I think that what bothers me is that I thought I was becoming my wife's confidante again. With this new drama, it's clear I'm not. That, coupled with my wife's inability to completely block him on all technology is forcing me to realize that we might not me in this together right now. She just doesn't understand how counterproductive it is to still have him around in her life - on any level. Until she realizes that I have no hope for reconciliation.
This realization has had a very negative effects on me and sent me back. I'm almost in as much pain as when I initially found out about the EA. My stomach is in knots. I'm angry. I'm not sleeping well (or at least not waking up rested). Depression is rushing into my psyche. I need to stop this downward spiral fast before something bad happens. I haven't felt like this in decades and I don't like it.
OK, so my plan is to go back to doing stuff for me. GO back to GAL, remind myself that I am important and don't deserve this. And that I am better than the way I feel. So, I'll go back to working out (I've let that slip in the past month). Back to that church (I'm embarrassed to say I only went once). Continue with my music. Prep for my new job. Love my kids and cherish every moment I have with them.
My biggest goal with all this GAL is to detach. I'd been doing well, but I made the mistake of hoping. Hoping my wife had changed, hoping she cared about me, hoping she wanted to work on our marriage. Some of that is probably happening, but I am investing too much mental effort into maintaining hope. I must be more constructive and transformative when it applies to my mental state. I MUST stop looking over my shoulder to see if my wife is coming with me.
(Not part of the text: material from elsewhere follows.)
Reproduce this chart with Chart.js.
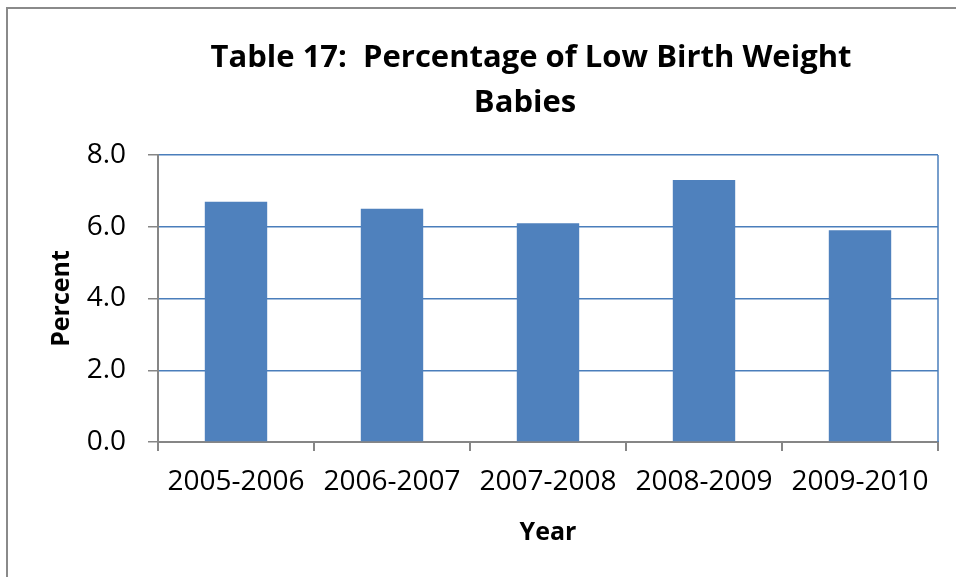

Because whether she does or does not won't change my journey.
I went through the same back and forth thing with my WW spanning at least two dozen false hope's and almost 2 years wasted. It was horrible. I'd be happy then she'd revert and crush me again.
I finally had enough and drew the line in the sand. I filed and had her served. I was sick of limbo and knew beyond a shadow of a doubt this was it. The fish or cut bait moment. I was going to be fine either way. In my case that brought her around. It may work for you or it may not. You know your W better than any of us...or maybe nobody knows her right now because she's not really in her right mind. Cheaters never are. That fog really messes with their ability to make healthy and rational decisions. The fact that she thinks she can end an A but keep the person in her life tells me she's still deep DEEP in the fog. If she wasn't she'd know how ridiculous that is.
As long as she's in the fog there's not much you can do to "fix" her. IC's can't fix that either. Something has to bring her out of it. I found my something. It was having her served with D papers. I'm not telling you to do that but at some point you have to change the dynamic and that will definitely do it. You have to get to a point where you don't fear either outcome. Don't lie to yourself and say you're at that point if you're not. You have to be ok with moving on from this M. It may be the only way to really save it.